By age 12 he'd written his first rhyme, and in ninth grade he formed a rap crew with three other guys. Shimura, whose microphone moniker at that time was Asia Born, was still finding himself. The music helped him craft a cultural identity, but he still had to develop a rap style. After toying with various lyrical approaches, including a horror-inspired technique he calls "insane style," he developed the verbose, melodic, lightning-quick flow that became his calling card.

On his 2003 debut, Later That Day, Lyrics Born crafted a record that served as both a tribute and a postscript to the funk era: "I can't deny what I grew up listening to," Shimura says. Both musically and lyrically impressive, LTD is that rare hip-hop album that actually stands up as an entire album. Its song cycle segues from collective-unconsciousness-raising ("Dream Sequence") to cold-sweat-inducing paranoia ("Bad Dreams") to comedy-laden P-Funkish ruminations on telemarketers ("Cold Call") to politically charged militancy ("Last Trumpet").

Thanks to the album's success -- and a subsequent remix disc, this year's Same !@#$ Different Day -- Lyrics Born has become easily the most prominent Asian American rapper in America, but for some reason, he isn't a cultural icon in the Asian community the way that the popular Filipino turntablist Q-Bert is. Shimura claims that the issue of his being an Asian MC "never came up, until I started doing interviews," although he speaks openly about a lack of Asians on the pop-culture map. From an early age, Shimura says, he detected "this huge void in American public life" where Asians are concerned, even though "we've been in this country for 300 years."

That void made it a challenge for Shimura to grasp exactly what his cultural identity was supposed to be. "We had no validation in terms of role models -- people we look to and be like 'Wow, I wanna be just like him,'" he recalls. "Other than Bruce Lee, it's Arnold from Happy Days, it's Mr. Miyagi, it's Big Trouble in Little China. Fuck that bullshit. That's not who we are. That's where I was coming from."
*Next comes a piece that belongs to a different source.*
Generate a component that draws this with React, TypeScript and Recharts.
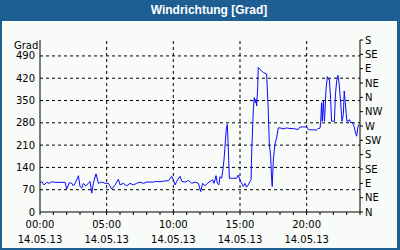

Shimura changed his stage name from Asia Born to Lyrics Born after realizing that it was "unfair" to expect him to represent all the diverse Asian cultures. "We aren't one simple group that can be lumped together," he says, a little indignantly. "I bump up against that quite often. I treat what I do with so much respect, because I know that even though my stature within the mainstream is very small, I know for at least one person out there, I do fill that void for them. Because it's like I know what that's like, to be that kid."